A cozy, A Police Procedural, and a Nordic Noir, all different takes on the mystery genre. Of the three Borkmann’s Point was my favorite. I like the detective Chief Inspector Van Veeteren and his methodical, painstaking ways. In this mystery, he is on the tail end of his vacation and is asked to ivestigate a pair of murders in which the weapon is an ax. Beate Moerk is also an interesting character, a highly ambitious policewoman who sees the murders as means to advancement and works doggedly to track down the clues. There are flashes from the killers point of view and I did have an inkling of who the killer was before the reveal, but it was just a feeling nothing certain. This is the second in the Van Veeteren series and I will definitely read more.
Cat on the Edge has been on my TBR list for a while. I normally like cat themed mysteries, such as Ali Brandon’s, Miranda James’s and Lillian Jackson Braun’s. This was more to the paranormal side that I could handle. Lillian Jackson Braun’s “the cat who…” series gives hints to the cats abnormal intelligence (ability to read, give clues, etc), but it is done with a light touch and is not overwhelming. This book, the first Joe Grey Mystery, is into paranormal from the very beginning. Talking cats, people who turn from animals into cats, and psychopaths who can sense them. It was too much for me, but paranormal fans will probably like it because it was well written, the personalities of the characters were engaging, and it was well paced.
The Rocksburg Railroad Murders is set in Pennsylvania, not too terribly far from where I live. The setting and the action in the ethnic neighborhoods is very realistic. The characters, the local bars, and the attitudes towards and from the Italien Americans are very accurate to my experiences. The murder case is interesting but there really is not much of a mystery as right from the beginning, Mario Balzic, has the idea of who was guilty and it was just a matter of putting the evidence together. I think that I didn’t enjoy this one that much because there was not much of an escape factor, which I look for in books. The setting and characters are too familiar and so realisticaly drawn that it in some ways bored me, much as real life can at times.

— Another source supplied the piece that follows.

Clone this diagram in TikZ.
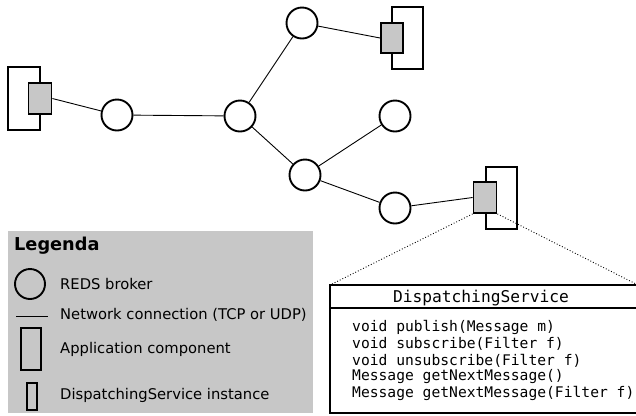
\documentclass[tikz,border=0pt]{standalone}
\usepackage{fontspec}
\setmainfont{DejaVu Sans}
\setmonofont{DejaVu Sans Mono}
\begin{document}
\begin{tikzpicture}[x=1bp,y=-1bp,
  broker/.style={circle,draw,line width=1.9bp,minimum size=31bp,inner sep=0pt,fill=white},
  conn/.style={line width=0.9bp},
  appcomp/.style={draw,line width=1.8bp,fill=white},
  dsinst/.style={draw,line width=1.8bp,fill=black!22},
  legtext/.style={anchor=west,inner sep=0pt,font=\fontsize{14.8}{16}\selectfont},
  codeline/.style={anchor=west,inner sep=0pt,font=\ttfamily\fontsize{14.7}{16}\selectfont}]
\useasboundingbox (0,0) rectangle (636,415);
% application components
\draw[appcomp] (8,67) rectangle (40,130);
\node[dsinst,minimum width=23bp,minimum height=31bp,inner sep=0pt] (dsL) at (40,98.5) {};
\draw[appcomp] (392,7) rectangle (423,69);
\node[dsinst,minimum width=22bp,minimum height=30bp,inner sep=0pt] (dsT) at (392,38) {};
\draw[appcomp] (486,167) rectangle (517,229);
\node[dsinst,minimum width=23bp,minimum height=31bp,inner sep=0pt] (dsB) at (485,197.5) {};
% brokers
\node[broker] (c1) at (117,115) {};
\node[broker] (c2) at (240,116) {};
\node[broker] (c3) at (302,23) {};
\node[broker] (c4) at (395,116) {};
\node[broker] (c5) at (305,175) {};
\node[broker] (c6) at (395,208) {};
% connections
\draw[conn] (dsL.east) -- (c1);
\draw[conn] (c1) -- (c2);
\draw[conn] (c2) -- (c3);
\draw[conn] (c2) -- (c5);
\draw[conn] (c5) -- (c4);
\draw[conn] (c5) -- (c6);
\draw[conn] (c3) -- (dsT.west);
\draw[conn] (c6) -- (dsB.west);
% UML box
\coordinate (umlTL) at (330,285);
\coordinate (umlTR) at (638,285);
\draw[line width=1.8bp] (330,285) rectangle (638,413);
\draw[line width=1.6bp] (330,308) -- (638,308);
\draw[dotted,line width=0.9bp] (dsB.south west) -- (umlTL);
\draw[dotted,line width=0.9bp] (dsB.south east) -- (umlTR);
\node[inner sep=0pt,font=\ttfamily\fontsize{16.3}{18}\selectfont] (umltitle) at (481,298) {DispatchingService};
\node[codeline] (m1) at (352,327.5) {void publish(Message m)};
\node[codeline] (m2) at (352,344) {void subscribe(Filter f)};
\node[codeline] (m3) at (352,360.5) {void unsubscribe(Filter f)};
\node[codeline] (m4) at (352,377) {Message getNextMessage()};
\node[codeline] (m5) at (352,393.5) {Message getNextMessage(Filter f)};
% legend
\fill[black!22] (8,231) rectangle (313,413);
\node[anchor=west,inner sep=0pt,font=\bfseries\fontsize{17.8}{20}\selectfont] (legtitle) at (14,246) {Legenda};
\node[broker,fill=none,minimum size=30bp] (lc) at (30,284) {};
\node[legtext] (lt1) at (60,284) {REDS broker};
\coordinate (ll1) at (16,316);
\coordinate (ll2) at (48,316);
\draw[conn] (ll1) -- (ll2);
\node[legtext] (lt2) at (60,315) {Network connection (TCP or UDP)};
\draw[line width=1.8bp] (21,328) rectangle (41,370);
\node[legtext] (lt3) at (60,349) {Application component};
\draw[line width=1.8bp] (27,383) rectangle (37,410);
\node[legtext] (lt4) at (60,395) {DispatchingService instance};
\end{tikzpicture}
\end{document}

The tedium of life is so clearly protrayed here that I feel like it is well written to be able to evoke that sense, but it just made the actual book a drag to read at times.
thanks for sharing these. I liked Cat on the Edge but didn’t know about the other two. Good reviews!
Some good reads you have there. Thanks for the tips on some of the series you have read located in England. I am going to add Inspectors Lyndley to my list as soon as I’m done with DCI Banks.